[A run of records]
────────

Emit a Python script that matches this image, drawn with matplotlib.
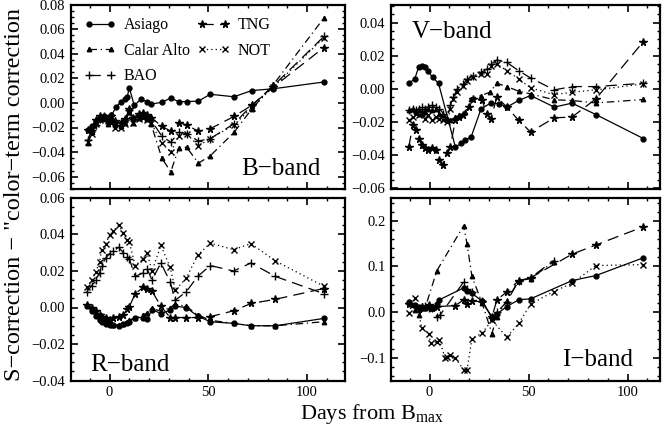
import matplotlib
matplotlib.use("Agg")
import matplotlib.pyplot as plt
from matplotlib.ticker import MultipleLocator, AutoMinorLocator, FuncFormatter

plt.rcParams['font.family'] = ['Liberation Serif', 'DejaVu Serif']
plt.rcParams['mathtext.fontset'] = 'custom'
plt.rcParams['mathtext.rm'] = 'Liberation Serif'

# ---------------- B band ----------------
b_asiago_day = [-11, -9, -7, -5, -3, -1, 1, 3.5, 6, 8, 9, 10, 12.5, 16, 19, 21, 26.5, 31, 35, 39, 45, 51, 63, 72, 83, 108.5]
b_asiago = [-0.022, -0.019, -0.015, -0.012, -0.011, -0.012, -0.010, -0.003, 0.001, 0.003, 0.005, 0.0125, -0.002,
            0.003, 0.001, -0.001, 0.0005, 0.004, 0.001, 0.001, 0.0015, 0.007, 0.005, 0.010, 0.0115, 0.017]
b_day = [-11, -9, -7, -5, -3, -1, 1, 3, 6, 8, 10, 12, 15, 17, 19, 21, 26.5, 31, 35, 39, 45, 51, 63, 72, 83, 108.5]
b_calar = [-0.033, -0.024, -0.016, -0.012, -0.013, -0.017, -0.015, -0.018, -0.019, -0.016, -0.007, -0.016, -0.012,
           -0.011, -0.013, -0.017, -0.045, -0.056, -0.037, -0.036, -0.049, -0.043, -0.024, -0.005, 0.015, 0.069]
b_bao = [-0.030, -0.022, -0.018, -0.013, -0.011, -0.014, -0.013, -0.016, -0.018, -0.014, -0.006, -0.013, -0.010,
         -0.009, -0.011, -0.014, -0.027, -0.032, -0.024, -0.025, -0.031, -0.029, -0.017, -0.002, 0.014, 0.054]
b_tng = [-0.022, -0.020, -0.014, -0.011, -0.012, -0.013, -0.011, -0.015, -0.016, -0.013, -0.005, -0.012, -0.009,
         -0.008, -0.010, -0.012, -0.019, -0.023, -0.016, -0.018, -0.023, -0.021, -0.011, -0.002, 0.013, 0.045]
b_not = [-0.032, -0.025, -0.017, -0.014, -0.013, -0.015, -0.016, -0.020, -0.020, -0.017, -0.008, -0.016, -0.013,
         -0.012, -0.014, -0.016, -0.033, -0.040, -0.027, -0.025, -0.035, -0.029, -0.018, -0.004, 0.013, 0.053]

# ---------------- V band ----------------
v_asiago_day = [-10.5, -7.5, -5.5, -4, -2.5, -1, 1.5, 4.5, 13, 16, 18, 21, 26, 31, 35, 39, 45, 51, 63, 72, 84, 108]
v_asiago = [0.0034, 0.006, 0.0134, 0.014, 0.013, 0.011, 0.007, 0.0034, -0.035, -0.033, -0.031, -0.029, -0.012,
            -0.0085, -0.009, -0.011, -0.007, -0.004, -0.011, -0.0086, -0.0155, -0.030]
v_calar_day = [-10.5, -8.5, -7, -5.5, -4, -2.5, -1, 1, 3, 5, 7, 9, 10.5, 13, 15, 18, 21, 26, 30.5, 34, 39, 45, 51,
               63, 72, 84, 108]
v_calar = [-0.013, -0.012, -0.014, -0.013, -0.015, -0.014, -0.012, -0.013, -0.012, -0.015, -0.016, -0.018, -0.019,
           -0.017, -0.016, -0.014, -0.006, -0.004, -0.002, 0.0034, 0.0014, -0.0014, -0.003, -0.0066, -0.007,
           -0.0085, -0.0064]
v_day = [-10.5, -8.5, -7, -5.5, -4, -2.5, -1, 1, 3, 5, 7, 9, 10.5, 12, 14, 17, 19, 22, 26, 29, 31, 34, 39, 45, 51,
         63, 72, 84, 108]
v_bao = [-0.013, -0.012, -0.013, -0.012, -0.011, -0.012, -0.011, -0.010, -0.011, -0.012, -0.015, -0.018, -0.010,
         -0.005, 0.000, 0.003, 0.006, 0.008, 0.010, 0.012, 0.015, 0.0174, 0.016, 0.011, 0.0066, -0.0006, 0.0014,
         0.0014, 0.0034]
v_not = [-0.019, -0.017, -0.015, -0.016, -0.014, -0.018, -0.016, -0.019, -0.017, -0.018, -0.019, -0.020, -0.012,
         -0.006, -0.002, 0.002, 0.005, 0.007, 0.009, 0.009, 0.014, 0.015, 0.011, 0.006, 0.0006, -0.0035, -0.002,
         -0.0006, 0.003]
v_tng_day = [-10.5, -8.5, -7, -5.5, -4, -2.5, -1, 1, 3, 5, 7, 9, 10.5, 13, 15, 17, 20, 22, 26.5, 29, 31, 34, 39,
             45, 51, 63, 72, 84, 108]
v_tng = [-0.035, -0.022, -0.025, -0.030, -0.034, -0.036, -0.037, -0.036, -0.037, -0.043, -0.046, -0.039, -0.035,
         -0.019, -0.017, -0.016, -0.011, -0.006, -0.007, -0.015, -0.018, -0.005, -0.011, -0.019, -0.026, -0.0175,
         -0.017, -0.006, 0.0286]

# ---------------- R band ----------------
r_day = [-11.5, -9, -7, -5, -4, -2, 0, 2, 4.6, 7, 9, 10, 13, 17, 19, 21.5, 26, 30.7, 33.3, 38.8, 44.6, 51, 62.8,
         71.6, 84, 108.4]
r_asiago = [0.0007, -0.002, -0.0047, -0.007, -0.0078, -0.009, -0.0095, -0.0096, -0.010, -0.009, -0.0085, -0.0078,
            -0.0055, -0.0055, -0.0065, -0.0011, -0.0033, -0.0015, 0.0007, 0.0, -0.0047, -0.0078, -0.0087, -0.010,
            -0.010, -0.006]
r_calar = [0.0013, -0.001, -0.004, -0.006, -0.007, -0.008, -0.009, -0.0095, -0.0098, -0.009, -0.008, -0.007,
           -0.0055, -0.004, -0.003, -0.0005, -0.002, 0.0, 0.0018, 0.0007, -0.004, -0.007, -0.0087, -0.010, -0.010,
           -0.0078]
r_bao = [0.0086, 0.012, 0.015, 0.019, 0.023, 0.027, 0.0295, 0.031, 0.033, 0.030, 0.0275, 0.0267, 0.017, 0.019,
         0.0213, 0.015, 0.0244, 0.014, 0.004, 0.0086, 0.017, 0.023, 0.020, 0.0244, 0.017, 0.0076]
r_tng = [0.0013, 0.0, -0.002, -0.004, -0.005, -0.006, -0.007, -0.006, -0.005, -0.004, -0.001, 0.0004, 0.0076,
         0.011, 0.0104, 0.009, 0.0007, -0.0055, -0.0055, -0.0055, -0.0055, -0.005, -0.0018, 0.0022, 0.0045, 0.0104]
r_not = [0.011, 0.015, 0.0195, 0.025, 0.0317, 0.035, 0.0395, 0.042, 0.045, 0.041, 0.037, 0.036, 0.023, 0.0267,
         0.030, 0.020, 0.034, 0.022, 0.0095, 0.016, 0.0286, 0.0353, 0.0317, 0.035, 0.0255, 0.0117]

# ---------------- I band ----------------
i_asiago_day = [-10.6, -7.2, -5.6, -3.9, -2.2, -0.5, 1.2, 3.7, 5, 17.2, 18.9, 21.4, 26.5, 31.5, 34, 39, 45, 51,
                72, 84, 108]
i_asiago = [0.023, 0.015, 0.011, 0.008, 0.010, 0.011, 0.0095, 0.017, 0.027, 0.053, 0.047, 0.041, 0.024, -0.011,
            -0.004, 0.012, 0.027, 0.029, 0.069, 0.080, 0.119]
i_calar_day = [-10.6, -7.2, -5.6, -2.2, 3.7, 17.2, 18.9, 21.4, 26.5, 31.5, 34, 39, 45, 51, 62.6]
i_calar = [0.02, 0.005, -0.007, 0.01, 0.091, 0.189, 0.149, 0.078, 0.02, -0.047, -0.01, 0.025, 0.069, 0.073, 0.11]
i_bao_day = [-10.6, -7.2, -5.6, -3.9, -2.2, -0.5, 1.2, 3.7, 5.4, 17.2, 18.9, 21.4, 26.5, 31.5, 34, 39, 45, 51, 62.6]
i_bao = [0.02, 0.012, 0.006, 0.012, 0.014, 0.01, 0.008, -0.011, -0.006, 0.066, 0.05, 0.045, 0.025, -0.012, 0.0,
         0.022, 0.069, 0.075, 0.113]
i_tng_day = [-10.6, -5.6, -3.9, -0.5, 1.2, 3.7, 13, 17.2, 18.9, 21.4, 26.5, 31.5, 34, 39, 45, 51, 72, 84, 108]
i_tng = [0.018, 0.006, 0.012, 0.015, 0.01, 0.012, 0.014, 0.027, 0.018, 0.025, 0.022, -0.011, 0.027, 0.044, 0.069,
         0.075, 0.127, 0.147, 0.187]
i_not_day = [-10.6, -7.2, -3.9, -0.5, 0.5, 3.7, 5, 7.8, 9, 10.4, 13, 17.2, 18.9, 21.4, 26.5, 31.5, 39, 45, 51, 62.6,
             72, 84, 108]
i_not = [-0.002, 0.031, -0.035, -0.047, -0.068, -0.065, -0.062, -0.10, -0.098, -0.095, -0.10, -0.127, -0.127,
         -0.058, -0.046, -0.018, -0.055, -0.025, 0.017, 0.045, 0.063, 0.102, 0.104]

names = ['Asiago', 'Calar Alto', 'BAO', 'TNG', 'NOT']
styles = [dict(ls='-', marker='o', ms=3.5),
          dict(ls=(0, (6, 3, 1, 3)), marker='^', ms=3.2),
          dict(ls=(0, (9, 5)), marker='+', ms=6, mew=1.0),
          dict(ls=(0, (9, 5)), marker='*', ms=5.5),
          dict(ls=(0, (1, 2.5)), marker='x', ms=4.5, mew=1.0)]

fig = plt.figure(figsize=(6.64, 4.32), dpi=100)
W, H = 664.0, 432.0
ax_b = fig.add_axes([71 / W, (H - 189) / H, 274 / W, 184.5 / H])
ax_v = fig.add_axes([391 / W, (H - 189) / H, 269 / W, 184.5 / H])
ax_r = fig.add_axes([71 / W, (H - 380.5) / H, 274 / W, 182.5 / H])
ax_i = fig.add_axes([391 / W, (H - 380.5) / H, 269 / W, 182.5 / H])


def fmt(nd):
    def f(v, pos):
        s = f"{v:.{nd}f}"
        if s.startswith('-') and float(s) == 0:
            s = s[1:]
        return s.replace('-', '\u2212')
    return FuncFormatter(f)


panels = [
    (ax_b, [(b_asiago_day, b_asiago), (b_day, b_calar), (b_day, b_bao), (b_day, b_tng), (b_day, b_not)],
     (-0.07, 0.08), 0.02, 2, (-19.5, 119.2)),
    (ax_v, [(v_asiago_day, v_asiago), (v_calar_day, v_calar), (v_day, v_bao), (v_tng_day, v_tng), (v_day, v_not)],
     (-0.0605, 0.051), 0.02, 2, (-19.5, 116.4)),
    (ax_r, [(r_day, r_asiago), (r_day, r_calar), (r_day, r_bao), (r_day, r_tng), (r_day, r_not)],
     (-0.04, 0.06), 0.02, 2, (-19.5, 119.2)),
    (ax_i, [(i_asiago_day, i_asiago), (i_calar_day, i_calar), (i_bao_day, i_bao), (i_tng_day, i_tng),
            (i_not_day, i_not)],
     (-0.15, 0.25), 0.1, 1, (-19.5, 116.4)),
]

for ax, series, ylim, ystep, nd, xlim in panels:
    for (d, v), name, st in zip(series, names, styles):
        ax.plot(d, v, color='black', lw=0.9, label=name, **st)
    ax.set_xlim(*xlim)
    ax.set_ylim(*ylim)
    ax.xaxis.set_major_locator(MultipleLocator(50))
    ax.xaxis.set_minor_locator(MultipleLocator(10))
    ax.yaxis.set_major_locator(MultipleLocator(ystep))
    ax.yaxis.set_minor_locator(AutoMinorLocator(5 if nd == 1 else 4))
    ax.yaxis.set_major_formatter(fmt(nd))
    ax.tick_params(which='both', direction='in', top=True, right=True, labelsize=10.5, pad=4)
    ax.tick_params(which='major', length=5, width=1.2)
    ax.tick_params(which='minor', length=2.5, width=1.0)
    for sp in ax.spines.values():
        sp.set_linewidth(1.6)

ax_b.set_xticklabels([])
ax_v.set_xticklabels([])

ax_b.text(0.91, 0.11, 'B\u2212band', transform=ax_b.transAxes, ha='right', va='center', fontsize=18)
ax_v.text(0.077, 0.85, 'V\u2212band', transform=ax_v.transAxes, ha='left', va='center', fontsize=18)
ax_r.text(0.069, 0.085, 'R\u2212band', transform=ax_r.transAxes, ha='left', va='center', fontsize=18)
ax_i.text(0.90, 0.11, 'I\u2212band', transform=ax_i.transAxes, ha='right', va='center', fontsize=18)

ax_b.legend(loc='upper left', ncol=2, frameon=False, numpoints=2, fontsize=11.5, handlelength=2.0,
            handletextpad=0.5, columnspacing=0.5, labelspacing=0.6, borderaxespad=0.5, borderpad=0.3)

fig.text(372 / W, 1 - 414 / H, 'Days from B$_{\\rm max}$', ha='center', va='center', fontsize=16)
fig.text(15 / W, 1 - 381 / H, 'S\u2212correction \u2212 "color\u2212term correction', rotation=90,
         ha='center', va='bottom', fontsize=17.5)

fig.savefig('out.png', dpi=100)
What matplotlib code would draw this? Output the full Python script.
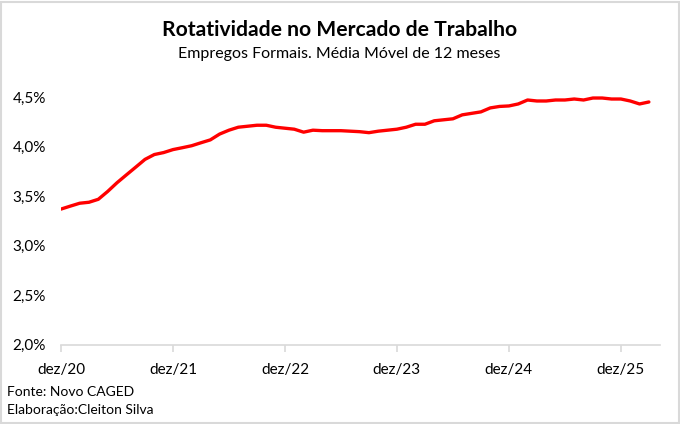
import matplotlib.pyplot as plt
from matplotlib.ticker import FuncFormatter
from matplotlib.patches import Rectangle

plt.rcParams['font.family'] = ['Lato', 'DejaVu Sans']

# Dados: rotatividade (%), média móvel 12 meses, dez/20 a mar/26
rotatividade = [3.368, 3.398, 3.427, 3.437, 3.467, 3.546, 3.634, 3.713, 3.791, 3.870,
                3.919, 3.939, 3.969, 3.988, 4.008, 4.038, 4.067, 4.126, 4.165, 4.195,
                4.205, 4.215, 4.215, 4.195, 4.185, 4.175, 4.145, 4.165, 4.16, 4.16,
                4.16, 4.155, 4.15, 4.14, 4.155, 4.165, 4.175, 4.195, 4.225, 4.225,
                4.26, 4.27, 4.28, 4.32, 4.335, 4.35, 4.39, 4.405, 4.41, 4.43,
                4.47, 4.46, 4.46, 4.47, 4.47, 4.48, 4.47, 4.49, 4.49, 4.48,
                4.48, 4.46, 4.43, 4.45]
rotulos_x = ['dez/20', 'dez/21', 'dez/22', 'dez/23', 'dez/24', 'dez/25']
ticks_y = [2.0, 2.5, 3.0, 3.5, 4.0, 4.5]

meses = list(range(len(rotatividade)))

fig = plt.figure(figsize=(6.8, 4.24), dpi=100)
ax = fig.add_axes([0.0897, 0.1875, 0.881, 0.600])

ax.plot(meses, rotatividade, color='#ff0000', linewidth=2.4, solid_capstyle='round')

ax.set_xlim(0, 64.2)
ax.set_ylim(2.0, 4.57)
ax.set_xticks([12 * i for i in range(len(rotulos_x))])
ax.set_xticklabels(rotulos_x)
ax.set_yticks(ticks_y)
ax.yaxis.set_major_formatter(FuncFormatter(lambda v, p: f'{v:.1f}%'.replace('.', ',')))

for s in ['top', 'right', 'left']:
    ax.spines[s].set_visible(False)
ax.spines['bottom'].set_color('#d9d9d9')
ax.spines['bottom'].set_linewidth(1.2)
ax.tick_params(axis='x', colors='#d9d9d9', length=5, width=1.2, labelcolor='black',
               labelsize=11, pad=8)
ax.tick_params(axis='y', length=0, labelsize=11, labelcolor='black', pad=11)

fig.text(0.499, 0.929, 'Rotatividade no Mercado de Trabalho', ha='center', va='center',
         fontsize=15.2, fontweight='bold')
fig.text(0.499, 0.873, 'Empregos Formais. Média Móvel de 12 meses', ha='center', va='center',
         fontsize=11.5)
fig.text(0.011, 0.075, 'Fonte: Novo CAGED', ha='left', va='center', fontsize=10)
fig.text(0.011, 0.032, 'Elaboração:Cleiton Silva', ha='left', va='center', fontsize=10)

# borda da área do gráfico
fig.patches.append(Rectangle((0.002, 0.002), 0.996, 0.994, transform=fig.transFigure,
                             fill=False, edgecolor='#d9d9d9', linewidth=1.5))

fig.savefig('out.png', dpi=100)
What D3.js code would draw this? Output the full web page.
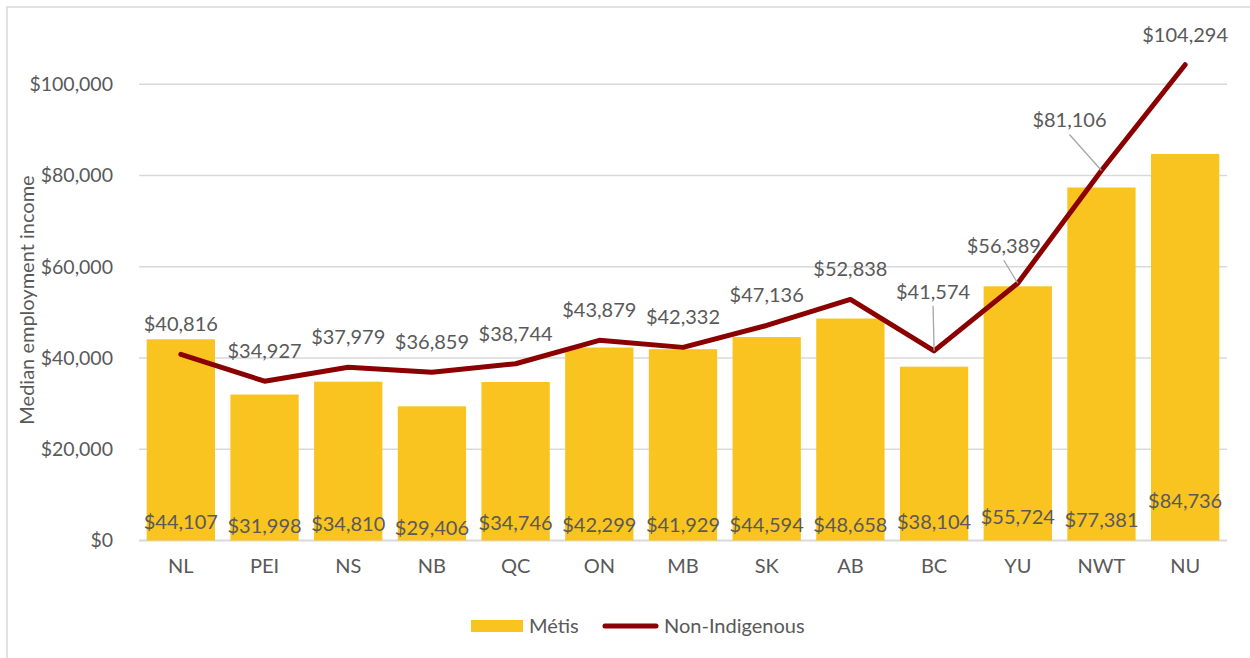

────────

**Exercise**
Skip the pictures. Restate exactly the lines from the start of the entries through the line containing "plt.rcParams['mathtext.rm'] = 'Liberation", both ends included.

**Response below**
Emit a Python script that matches this image, drawn with matplotlib.
import matplotlib
matplotlib.use("Agg")
import matplotlib.pyplot as plt
from matplotlib.ticker import MultipleLocator, AutoMinorLocator, FuncFormatter

plt.rcParams['font.family'] = ['Liberation Serif', 'DejaVu Serif']
plt.rcParams['mathtext.fontset'] = 'custom'
plt.rcParams['mathtext.rm'] = 'Liberation Serif'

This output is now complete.